San Diego Union Tribune
Two consumer groups have petitioned the state to open up the arbitration system used by most health plans to resolve disputes with plan members.
The petition asks the state to make public all documents and discoveries obtained during arbitration, a process used by many companies and government agencies to resolve disputes outside of court.
Such records currently are not open to the public.
The Foundation for Taxpayer & Consumer Rights and the Health Administration Responsibility Project — both based in Santa Monica — filed the request this week.
Citing a report issued last month by the California Research Bureau, the research arm of the state Legislature, the petition says: “The recent failure of health plans to report even basic information about their arbitrations with patients suggests the need for rules guaranteeing open disclosure.”
Daniel Zingale, the director of the state Department of Managed Health Care, must respond to the petition within 30 days of the filing.
A representative for health plans called any efforts to make all arbitration records public a “grave mistake.”
“We don’t mind giving you (the Department of Managed Health Care) more information about arbitration so you can decide whether the system is working well,” said Walter Zelman of the California Association of Health Plans. “But making this an open process risks privacy, confidentiality and opens up liability issues.”
Zingale, who is evaluating the petition, said he would not be willing to disclose private medical information about patients without their approval.
He also said the department already is gathering information from health plans about their arbitration practices — particularly about the actions health plans take when a decision is made against them.
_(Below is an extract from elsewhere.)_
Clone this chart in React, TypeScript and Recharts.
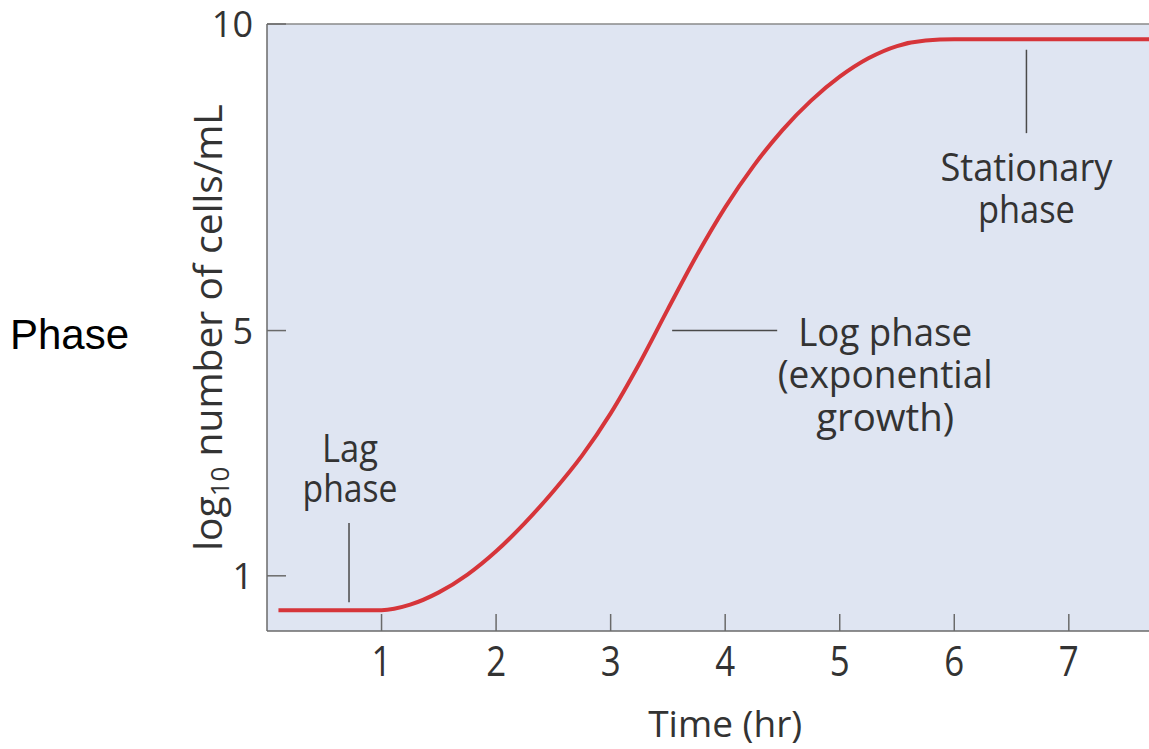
import React from 'react';
import {
  ComposedChart,
  Line,
  XAxis,
  YAxis,
  CartesianGrid,
  ReferenceLine,
  ReferenceDot,
} from 'recharts';

// ---- data ----
const hours = [0.1, 0.5, 0.9, 1.0, 1.25, 1.5, 1.75, 2.0, 2.25, 2.5, 2.75, 3.0, 3.25, 3.5, 3.75, 4.0, 4.25, 4.5, 4.75, 5.0, 5.25, 5.5, 5.75, 6.0, 7.7];
const logCells = [0.44, 0.44, 0.44, 0.44, 0.53, 0.73, 1.02, 1.4, 1.86, 2.38, 2.96, 3.65, 4.46, 5.35, 6.22, 7.01, 7.69, 8.27, 8.75, 9.14, 9.44, 9.64, 9.73, 9.75, 9.75];
const xTicks = [1, 2, 3, 4, 5, 6, 7];
const yTicks = [1, 5, 10];
const xDomain = [0, 7.7];
const yDomain = [0.1, 10];

const lagLines = ['Lag', 'phase'];
const logLines = ['Log phase', '(exponential', 'growth)'];
const statLines = ['Stationary', 'phase'];

const data = hours.map((h, i) => ({ hour: h, cells: logCells[i] }));

const FONT = '"Open Sans", "Noto Sans", sans-serif';
const TEXT = '#333333';
const AXIS = '#6a6a6a';
const LEADER = '#4a4a4a';

const XTick = (props: any) => {
  const { x, y, payload } = props;
  return (
    <g>
      <line x1={x} x2={x} y1={y - 17} y2={y} stroke={AXIS} strokeWidth={1.5} />
      <text
        transform={`translate(${x},${y + 45}) scale(0.83,1)`}
        textAnchor="middle"
        fontSize={42}
        fill={TEXT}
        fontFamily={FONT}
      >
        {payload.value}
      </text>
    </g>
  );
};

const YTick = (props: any) => {
  const { x, y, payload } = props;
  return (
    <g>
      <line x1={x} x2={x + 19} y1={y} y2={y} stroke={AXIS} strokeWidth={1.5} />
      <text x={x - 14} y={y + 13} textAnchor="end" fontSize={36} fill={TEXT} fontFamily={FONT}>
        {payload.value}
      </text>
    </g>
  );
};

const makeBlock = (lines: string[], widths: number[], gap: number) => (p: any) => {
  const { cx, cy } = p;
  return (
    <g>
      {lines.map((t, i) => (
        <text
          key={i}
          x={cx}
          y={cy + i * gap}
          textAnchor="middle"
          fontSize={38}
          fill={TEXT}
          fontFamily={FONT}
          textLength={widths[i]}
          lengthAdjust="spacingAndGlyphs"
        >
          {t}
        </text>
      ))}
    </g>
  );
};

const YLabel = (props: any) => {
  const vb = props.viewBox || {};
  const cx = vb.x + vb.width - 45;
  const cy = vb.y + vb.height / 2;
  return (
    <text
      transform={`translate(${cx},${cy}) rotate(-90)`}
      textAnchor="middle"
      fontSize={39}
      fill={TEXT}
      fontFamily={FONT}
    >
      <tspan>log</tspan>
      <tspan fontSize={26} dy={7}>10</tspan>
      <tspan dy={-7}> number of cells/mL</tspan>
    </text>
  );
};

const XLabel = (props: any) => {
  const vb = props.viewBox || {};
  const cx = vb.x + (vb.width * 4) / 7.7;
  return (
    <text x={cx} y={vb.y + 106} textAnchor="middle" fontSize={37} fill={TEXT} fontFamily={FONT}>
      Time (hr)
    </text>
  );
};

export default function App() {
  return (
    <div style={{ position: 'absolute', left: 0, top: 0, width: 1149, height: 749, background: '#fff' }}>
      <svg width={200} height={749} style={{ position: 'absolute', left: 0, top: 0 }}>
        <text x={10} y={349} fontSize={42} fontFamily='"Liberation Sans", Arial, sans-serif' fill="#000">
          Phase
        </text>
      </svg>
      <div style={{ position: 'absolute', left: 0, top: 0 }}>
        <ComposedChart
          width={1149}
          height={749}
          data={data}
          margin={{ top: 24, right: 0, left: 167, bottom: 58 }}
        >
          <CartesianGrid fill="#dfe5f2" fillOpacity={1} horizontal={false} vertical={false} />
          <XAxis
            dataKey="hour"
            type="number"
            domain={xDomain}
            ticks={xTicks}
            allowDataOverflow
            height={60}
            tickSize={0}
            tickMargin={0}
            tickLine={false}
            axisLine={{ stroke: AXIS, strokeWidth: 1.5 }}
            tick={<XTick />}
            label={<XLabel />}
            interval={0}
          />
          <YAxis
            type="number"
            domain={yDomain}
            ticks={yTicks}
            allowDataOverflow
            width={100}
            tickSize={0}
            tickMargin={0}
            tickLine={false}
            axisLine={{ stroke: AXIS, strokeWidth: 1.5 }}
            tick={<YTick />}
            label={<YLabel />}
            interval={0}
          />
          <ReferenceLine y={10} stroke="#8a8a8a" strokeWidth={1.5} />
          <ReferenceLine segment={[{ x: 0.716, y: 1.86 }, { x: 0.716, y: 0.57 }]} stroke={LEADER} strokeWidth={1.5} />
          <ReferenceLine segment={[{ x: 3.537, y: 5.0 }, { x: 4.454, y: 5.0 }]} stroke={LEADER} strokeWidth={1.5} />
          <ReferenceLine segment={[{ x: 6.63, y: 9.58 }, { x: 6.63, y: 8.22 }]} stroke={LEADER} strokeWidth={1.5} />
          <ReferenceDot x={0.725} y={2.86} r={0} ifOverflow="visible" shape={makeBlock(lagLines, [56, 95], 40)} />
          <ReferenceDot x={5.397} y={4.75} r={0} ifOverflow="visible" shape={makeBlock(logLines, [174, 215, 138], 42.5)} />
          <ReferenceDot x={6.63} y={7.44} r={0} ifOverflow="visible" shape={makeBlock(statLines, [172, 97], 42)} />
          <Line
            type="monotone"
            dataKey="cells"
            stroke="#d6353a"
            strokeWidth={4}
            dot={false}
            activeDot={false}
            isAnimationActive={false}
          />
        </ComposedChart>
      </div>
    </div>
  );
}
“We need to find out what they do to improve things in the future for patients,” Zingale said.
In January, the California Research Bureau reported that arbitration is costly to patients and unfairly tilted in favor of health plans. More than 18 million Californians — or 80 percent of the state’s managed care enrollees — belong to health plans with binding arbitration clauses in their contracts..
Last month’s report said health plans may be violating legal requirements to report arbitration cases to the state. Each year, about 300 arbitration cases are decided, but in 1999 just 171 were reported to the state, the report said.
Zelman dismissed those findings, saying the 300 figure was an arbitrary number concocted by the researchers.
“That’s pretty shoddy research,” he said. “There is no evidence there is a problem with the arbitration system.”
Health plans are not the only ones to use arbitration. Because it is often a cheaper and quicker alternative to going to court, government agencies use arbitration to resolve disputes with their employees.
However, the consumer groups said a recent change in state court guidelines that makes it more difficult to seal court records should be applied to arbitration records, as well.
“Health plans should not have the benefit of secrecy for misdeeds simply because they utilize binding arbitration agreements,” their petition says.